How long did the scene take to shoot?
It was a long scene, because we are fighting. When I see him I grab a knife, and I try to save myself to stay alive because I know that he is going to kill me. It was done step-by-step. There was a stunt coordinator, so it took a long time, plus that emotional scene at the end. They had to shoot one more scene after ours. It was an even longer day for Peter, because I think they shot the Tywin scene the same day.
What did you and Peter talk about beforehand?
We didn't talk in our private time about our scripts, because we always had time to rehearse with the directors. When we were talking, it would be stuff like "how is your family" and "what have you been up to?"
We all know this is just a show, but it's strangely comforting to know in real life you and Peter still get to see each other.
Yes, we are still able to see each other. After Thrones, he shot a movie here in Germany, so I saw him again in my hometown, in Hamburg. We went out to dinner. I also knew we were going to have a premiere in New York, and I would see him again there.
You had several huge scenes the season. Was this the toughest year for you?
The end of the second season, when she's on his bed and they have won the battle but he has a scar on a his face — that was also really emotional and important for my character. But the most important scenes are the trial scenes because it shows how broken the characters are. It's a world of not just black and white; there are gray areas.
Those scenes are not easy to shoot. I have to understand at this moment that even if the fans don't understand Shae — or some of the fans don't — I have to understand why she is acting like that after she was loyal and did everything for him. She really loved him. At the end, she's angry, hurt and lost and maybe also blackmailed and forced into this by the Lannisters. But part of her thinks, "Tyrion, it's your fault we are in this situation."
In the end, do you consider Shae a victim?
Not a victim. For me, calling her a victim would mean she was weak. She was low-born. She had a hard life. She had to learn how to stay alive. She was a victim of the system maybe, of life circumstances, but she was also a really strong woman.
What motivated Shae near the end?
If Cersei wants something, she gets it. Shae is low-born. This is after Tyrion said, "Go away. You're a whore." She was thinking, "I'm again where I was before I met Tyrion. Once again I'm a prostitute. Again, I'm by myself, on my own. I have to take care of myself. I have to survive."
What do you think fans will say about Shae's fate?
The fans are so great — but they can be tough on Shae. They either say "I love Shae or I hate you," whereas Tyrion is considered untouchable by the fans. Some fans might say Shae somehow deserved it because she's in Tywin's bed. But it's a very emotional and complicated scene.
Did your friends and family know ahead of time you would be killed off?
No. They have been trying to bribe me.
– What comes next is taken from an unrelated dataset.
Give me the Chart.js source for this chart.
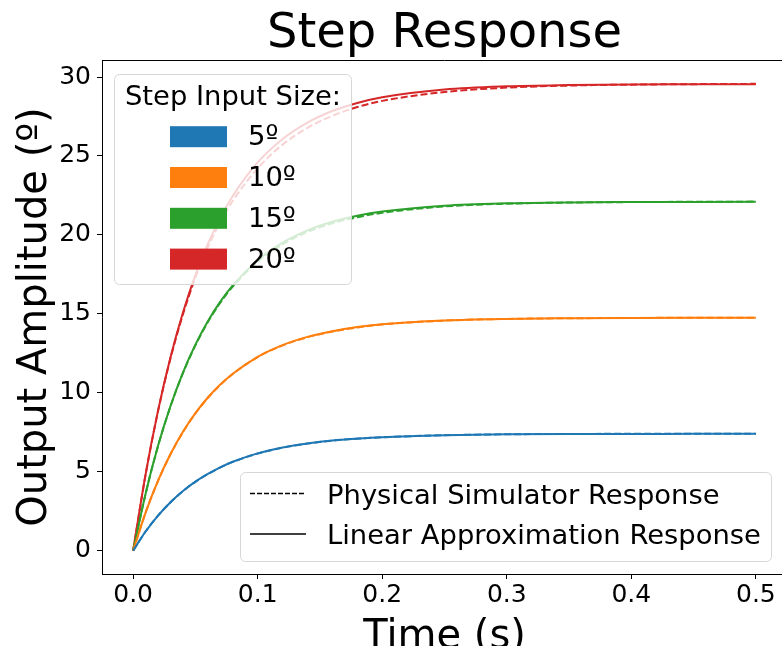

They ask me to know what's going on, but I don't tell — I don't want to get killed by HBO. A few weeks ago, after the trial scene, a friend said, "I can't believe what you did to Tyrion. Is he going to die? Please tell me! I can't wait."
What has Game of Thrones meant to you?
I can't really explain it in words. It means a lot to me. It's a long time to stay alive in this show — four years. To have most of my parts with Peter, I was really, really lucky. I got to see a lot of great actors — young actors — children, like Sophie (Turner). Seeing her grow up was very special.
People who are not at the show anymore kept telling me, "Sibel, please enjoy every second, because nothing can compare to HBO and Dan and David and George R.R. Martin." Dan and David created such a wonderful show, and George R.R. Martin created amazing books. They gave me, a non-native English speaker, many chances. The first season, Jaime and I were the only ones who were not native speakers, and then I was given more and more and more. It was fantastic.